Controversies and debates

  • Correctness vs. performance: Strongly enforcing a strict causal order can impose overhead, particularly in large-scale systems with many nodes. Critics worry about the cost of coordinating clocks or maintaining vector timestamps, while proponents argue that correctness, predictable behavior, and auditability justify the extra expense.

  • Real-time requirements and relativity: The happens-before framework is a powerful abstraction, but it is not a real-time clock. Critics note that in systems with tight latency constraints or in environments with significant network delays, purely causal reasoning may not align with perceived time, leading to complex designs. Proponents respond that the model remains a faithful description of causality, which is the relevant factor for correctness, while accepting practical compromises in timing guarantees.

  • The policy critique angle and technocratic governance: Some observers argue that deep formal models encourage centralized control or technocratic approaches to software development. From a pragmatic, performance-minded view, the argument is that precise models are tools for building reliable systems, not a political statement in themselves. When critics push claims that the abstractions encode broader social biases, defenders typically argue that the math is neutral and that good engineering is about robust, observable behavior, not ideology.

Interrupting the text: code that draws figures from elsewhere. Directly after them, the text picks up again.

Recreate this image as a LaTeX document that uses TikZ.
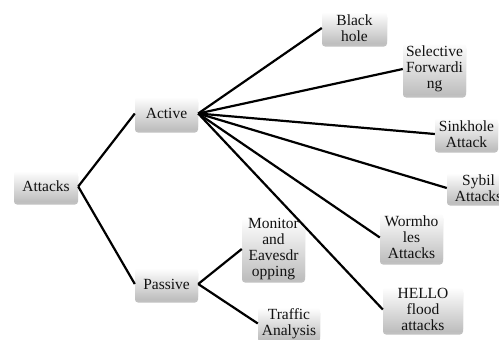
\documentclass[tikz,border=0pt]{standalone}
\usepackage{fontspec}
\setmainfont{Liberation Serif}
\usepackage{xcolor}
\usepackage{tikz}
\usetikzlibrary{positioning,shadows}
\definecolor{ink}{HTML}{111111}
\definecolor{boxGray}{HTML}{BDBDBD}

\begin{document}
\begin{tikzpicture}[
  x=1pt, y=-1pt,
  every node/.style={font=\fontsize{15.5}{16}\selectfont, text=ink},
  box/.style={
    rectangle, rounded corners=3pt, draw=none,
    top color=white, bottom color=boxGray,
    drop shadow={shadow xshift=0pt, shadow yshift=-2.5pt, opacity=0.35, fill=black!70},
    inner xsep=1pt, inner ysep=0pt, align=center,
    minimum width=63pt, minimum height=32pt,
  },
  link/.style={line width=2.2pt, black},
]

% ── Canvas ──
\useasboundingbox (0,0) rectangle (499,340);

% ── Level 1 / 2 ──
\node[box, minimum width=64pt, minimum height=31pt] (attacks) at (46,186.5) {Attacks};
\node[box, minimum height=33pt] (active)  at (166.5,113.5) {Active};
\node[box]                      (passive) at (166.5,284)   {Passive};

% ── Level 3: active attacks ──
\node[box, minimum width=65pt]  (blackhole) at (354.5,28)   {Black\\hole};
\node[box, minimum height=52pt] (selfwd)    at (434.5,69)   {Selective\\Forwardi\\ng};
\node[box]                      (sinkhole)  at (466.5,134)  {Sinkhole\\Attack};
\node[box, minimum height=30pt] (sybil)     at (478.5,188)  {Sybil\\Attacks};
\node[box, minimum height=49pt] (wormhole)  at (411.5,237.5) {Wormho\\les\\Attacks};
\node[box, minimum width=80pt, minimum height=45pt] (hello) at (423,309.5) {HELLO\\flood\\attacks};

% ── Level 3: passive attacks ──
\node[box, minimum height=62pt] (monitor) at (273.5,249) {Monitor\\and\\Eavesdr\\opping};
\node[box, minimum width=62pt]  (traffic) at (289,323.5) {Traffic\\Analysis};

% ── Links ──
\foreach \dst in {active, passive} {
  \draw[link] (attacks.east) -- (\dst.west);
}
\foreach \dst in {blackhole, selfwd, sinkhole, sybil, wormhole, hello} {
  \draw[link] (active.east) -- (\dst.west);
}
\foreach \dst in {monitor, traffic} {
  \draw[link] (passive.east) -- (\dst.west);
}

\end{tikzpicture}
\end{document}
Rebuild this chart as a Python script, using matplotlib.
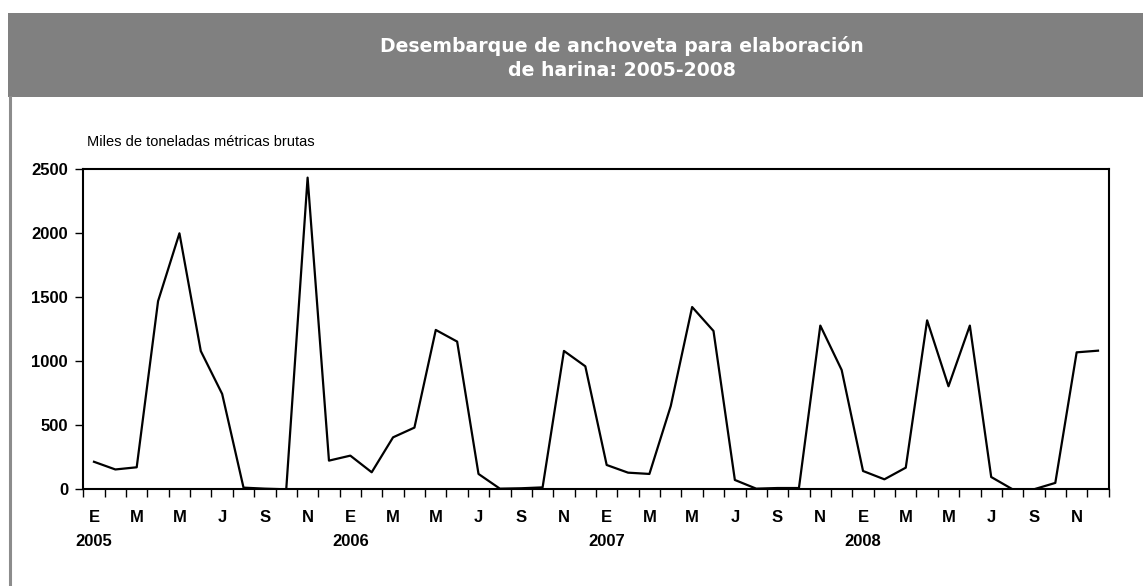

  • Woke criticisms and the neutral value of math: In technical circles, attempts to ascribe social or political significance to the happens-before relation are generally viewed as misplaced. The core concept is a mathematical description of causality in distributed systems. Proponents argue that focusing on the practical benefits—reliable synchronization, debuggability, and predictable replication—provides a solid basis for improving systems that people depend on daily. Critics of over-politicized framing contend that invoking social justice narratives to critique abstract algorithms misses the point and can derail productive discussion about performance, security, and reliability.